Tuesday, December 22, 2015

320. Generalized Abbreviation

Q:
Write a function to generate the generalized abbreviations of a word.
Example:
Given word = "word", return the following list (order does not matter):
["word", "1ord", "w1rd", "wo1d", "wor1", "2rd", "w2d", "wo2", "1o1d", "1or1", "w1r1", "1o2", "2r1", "3d", "w3", "4"]
A:
就是一个个加上去。思路是类似于:DP吧?

public class Solution {
    public List<String> generateAbbreviations(String word) {
        List<String> list = new LinkedList<String>();
        list.add("");
        for(int i =0;i<word.length();i++){
            char ch = word.charAt(i);
            List<String> newList = new LinkedList<String>();
            for(String tmp : list){
                if(tmp.length() == 0){
                    newList.add(tmp+"1");
                }else{ //extract last number, NOTE: there might no digit at all
                    int val = 0;
                    int endIndex = tmp.length()-1;
                    while(endIndex >=0 && isDigit(tmp.charAt(endIndex))){
                        endIndex--;
                    }
                    if(endIndex!= tmp.length()-1){
                        val = Integer.parseInt(tmp.substring(endIndex+1));
                    }
                    newList.add(tmp.substring(0,endIndex+1)+ (val+1));
                }
                newList.add(tmp+ch);
            }
            list = newList;
        }
        return list;
    }
    private boolean isDigit(char ch){
        return ch>='0' && ch <= '9';
    }
}

Mistakes:
1:  word为空的时候,返回的List中,应该有一个""的字符串。   (这个有点儿自己定义的意思了)

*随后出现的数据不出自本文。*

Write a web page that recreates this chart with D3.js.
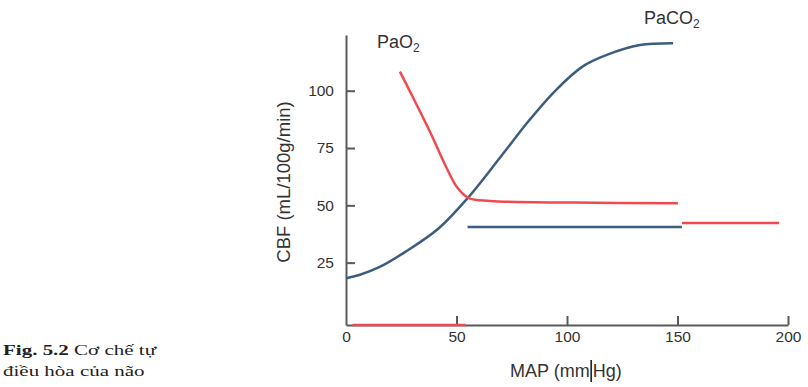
<!DOCTYPE html>
<html>
<head>
<meta charset="utf-8">
<script src="https://cdn.jsdelivr.net/npm/d3@7"></script>
<style>
  body { margin: 0; background: #fff; }
  text { font-family: "Liberation Sans", Arial, sans-serif; fill: #333; }
  .caption text { font-family: "Liberation Serif", "Times New Roman", serif; fill: #222; }
</style>
</head>
<body>
<div id="chart"></div>
<script>
// values (MAP in mmHg, CBF in mL/100g/min)
let paco2Map = [0, 6, 15, 27, 42, 55, 70, 83, 95, 107, 118, 133, 148];
let paco2Cbf = [18.2, 19.6, 23, 29.8, 40, 53.1, 71.2, 87.2, 100.3, 110.5, 115.6, 119.9, 120.7];

let pao2Map = [24.4, 30.5, 38, 45.6, 50.1, 55.3, 65.2, 102.7, 150.2];
let pao2Cbf = [108.3, 96.7, 82.1, 66.2, 58.1, 53.3, 51.9, 51.2, 50.9];

// straight segments: [x1, x2, y]
let blueFlat = [55, 152, 40.6];
let redFlat = [152, 196, 42.3];
let redBase = [3, 54, -2.2];

let xTicks = [0, 50, 100, 150, 200];
let yTicks = [25, 50, 75, 100];

let blue = "#3b5d7f", red = "#f04a50";

let width = 808, height = 387;

let svg = d3.select("#chart").append("svg")
    .attr("width", width)
    .attr("height", height);

let x = d3.scaleLinear().domain([0, 200]).range([346, 788]);
let y = d3.scaleLinear().domain([-2.2, 124.3]).range([325, 35]);

// axes
let xAxis = svg.append("g")
    .attr("transform", "translate(0,325)")
    .call(d3.axisBottom(x).tickValues(xTicks).tickSizeInner(-9).tickSizeOuter(0).tickPadding(6));
xAxis.selectAll(".tick").filter(d => d === 0).select("line").remove();

let yAxis = svg.append("g")
    .attr("transform", "translate(346,0)")
    .call(d3.axisLeft(y).tickValues(yTicks).tickSizeInner(-9).tickSizeOuter(0).tickPadding(12));

svg.selectAll(".domain, .tick line")
    .attr("stroke", "#5a5a5a")
    .attr("stroke-width", 2);
svg.selectAll(".tick text")
    .attr("fill", "#333")
    .style("font-size", "15.5px")
    .style("font-family", "'Liberation Sans', Arial, sans-serif");

// lines
let line = d3.line()
    .x(d => x(d[0]))
    .y(d => y(d[1]))
    .curve(d3.curveCatmullRom);

svg.append("path")
    .datum(d3.zip(paco2Map, paco2Cbf))
    .attr("fill", "none")
    .attr("stroke", blue)
    .attr("stroke-width", 2.5)
    .attr("d", line);

svg.append("path")
    .datum(d3.zip(pao2Map, pao2Cbf))
    .attr("fill", "none")
    .attr("stroke", red)
    .attr("stroke-width", 2.5)
    .attr("d", line);

let segs = [[blueFlat, blue], [redFlat, red], [redBase, red]];
svg.selectAll(".seg")
    .data(segs)
    .enter()
    .append("line")
    .attr("class", "seg")
    .attr("x1", d => x(d[0][0]))
    .attr("x2", d => x(d[0][1]))
    .attr("y1", d => y(d[0][2]))
    .attr("y2", d => y(d[0][2]))
    .attr("stroke", d => d[1])
    .attr("stroke-width", 2.5);

// labels
let lab1 = svg.append("text")
    .attr("x", 377).attr("y", 48)
    .style("font-size", "18px");
lab1.append("tspan").text("PaO");
lab1.append("tspan").attr("dy", 4).style("font-size", "12px").text("2");

let lab2 = svg.append("text")
    .attr("x", 644).attr("y", 24)
    .style("font-size", "18px");
lab2.append("tspan").text("PaCO");
lab2.append("tspan").attr("dy", 4).style("font-size", "12px").text("2");

svg.append("text")
    .attr("transform", "translate(290,182) rotate(-90)")
    .attr("text-anchor", "middle")
    .style("font-size", "18.5px")
    .text("CBF (mL/100g/min)");

let xt = svg.append("text")
    .attr("x", 510).attr("y", 377)
    .style("font-size", "18px");
let part1 = xt.append("tspan").text("MAP (mm");
xt.append("tspan").attr("dx", 3).text("Hg)");

// little cursor mark in the axis title, sits in the gap
let cx = 510 + part1.node().getComputedTextLength() + 1.5;
svg.append("line")
    .attr("x1", cx).attr("x2", cx)
    .attr("y1", 360).attr("y2", 382)
    .attr("stroke", "#111")
    .attr("stroke-width", 1.5);

// caption
let cap = svg.append("g").attr("class", "caption")
    .attr("transform", "translate(3,0) scale(1.4,1)");
let c1 = cap.append("text").attr("x", 0).attr("y", 355).style("font-size", "15px");
c1.append("tspan").style("font-weight", "bold").text("Fig. 5.2");
c1.append("tspan").text(" Cơ chế tự");
cap.append("text").attr("x", 0).attr("y", 376).style("font-size", "15px").text("điều hòa của não");
</script>
</body>
</html>
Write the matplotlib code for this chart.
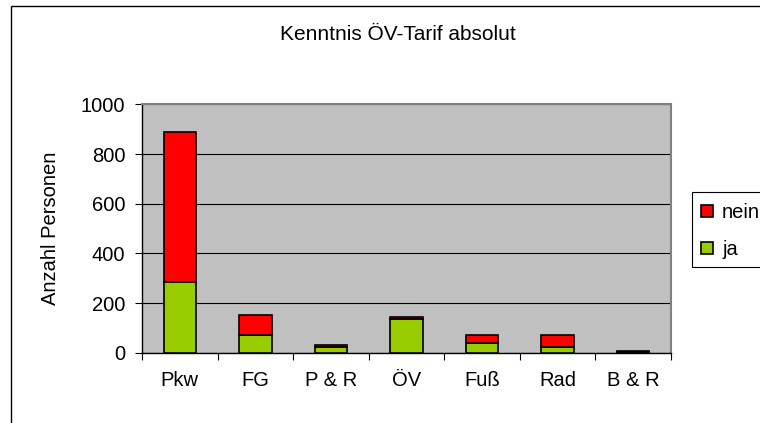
import numpy as np
import matplotlib
matplotlib.use('Agg')
from matplotlib import pyplot as plt
from matplotlib.patches import Rectangle

plt.rcParams['font.family'] = ['Liberation Sans', 'DejaVu Sans']

categories = ['Pkw', 'FG', 'P & R', 'ÖV', 'Fuß', 'Rad', 'B & R']
ja = [283, 71, 22, 136, 40, 21, 3]
nein = [605, 81, 9, 8, 33, 52, 4]
yticks = [0, 200, 400, 600, 800, 1000]

W, H = 760, 423
FS = 14.5
fig = plt.figure(figsize=(W / 100, H / 100), dpi=100)
fig.patch.set_facecolor('white')

# outer chart frame, cut off at right and bottom like the screenshot
fig.patches.append(Rectangle((10.5 / W, -0.05), 1.2, 1 - 6.5 / H + 0.05,
                             transform=fig.transFigure, fill=False,
                             edgecolor='black', lw=1.0))

ax = fig.add_axes([142 / W, 1 - 352.7 / H, (671 - 142) / W, (352.7 - 104.5) / H])
ax.set_facecolor('#c0c0c0')

x = np.arange(len(categories))
bw = 0.43
ax.bar(x, ja, bw, color='#99cc00', edgecolor='black', lw=1.2, label='ja', zorder=3)
ax.bar(x, nein, bw, bottom=ja, color='#ff0000', edgecolor='black', lw=1.2,
       label='nein', zorder=3)

ax.set_xlim(-0.5, len(categories) - 0.5)
ax.set_ylim(0, 1000)
ax.set_yticks(yticks)
ax.yaxis.grid(True, color='black', lw=0.8, zorder=1)
ax.set_axisbelow(True)

ax.set_xticks(x)
ax.set_xticklabels(categories, fontsize=FS)
ax.set_xticks(np.arange(-0.5, len(categories)), minor=True)
ax.tick_params(axis='x', which='major', length=0, pad=13)
ax.tick_params(axis='x', which='minor', length=5, width=0.8, direction='out')
ax.tick_params(axis='y', length=5, width=0.8, direction='out', pad=7, labelsize=FS)

for s in ['left', 'bottom']:
    ax.spines[s].set_color('black')
    ax.spines[s].set_linewidth(1.0)
for s in ['top', 'right']:
    ax.spines[s].set_color('#808080')
    ax.spines[s].set_linewidth(1.5)

ax.set_ylabel('Anzahl Personen', fontsize=FS, labelpad=15)
fig.text(398 / W, 1 - 34 / H, 'Kenntnis ÖV-Tarif absolut', ha='center', va='center',
         fontsize=15)

# legend box, also running off the right edge
fig.patches.append(Rectangle((692 / W, 1 - 267 / H), 0.2, 75 / H,
                             transform=fig.transFigure, fill=False,
                             edgecolor='black', lw=0.8))
h, l = ax.get_legend_handles_labels()
leg = fig.legend(h[::-1], l[::-1], loc='upper left',
                 bbox_to_anchor=(697 / W, 1 - 199 / H), frameon=False,
                 fontsize=FS, handlelength=0.6, handleheight=0.6,
                 handletextpad=0.45, labelspacing=0.9, borderpad=0.2,
                 borderaxespad=0)

fig.savefig('out.png', dpi=100)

******Recursive way ***********************

public class Solution {
    public List<String> generateAbbreviations(String word) {
        int n = word.length();
        List<String> list = new LinkedList();
        if( n ==0){
            list.add("");
            return list;
        }
        List<String> less = generateAbbreviations(word.substring(0,n-1));
        for(String str : less){
            list.add(str+word.charAt(n-1));
            int j = str.length()-1;// get the last in list, and do the addition
            while(j>=0 && Character.isDigit(str.charAt(j)))
                j--;
            int count = j == str.length()-1? 0:Integer.parseInt( str.substring(j+1));
            list.add(str.substring(0,j+1)+ (count +1) ) ;
        }
        return list;
    }
}
 



2 comments:

  1. Recursive solution in Swift:


    func generalizedAbbreviation(str: String) -> [String]{

    var result = [String]()
    var sb = String()

    generalizedAbbreviationHelprt(str, start: 0, sb: &sb, result: &result)
    return result
    }



    func generalizedAbbreviationHelprt(str: String, start: Int, inout sb: String, inout result: [String], isNumber: Bool = false){

    if start >= str.characters.count {
    result.append(sb)
    return
    }

    let currentChar = str[start]
    sb.append(currentChar)

    generalizedAbbreviationHelprt(str, start: start+1, sb: &sb, result: &result)
    sb.removeAtIndex(sb.endIndex.predecessor())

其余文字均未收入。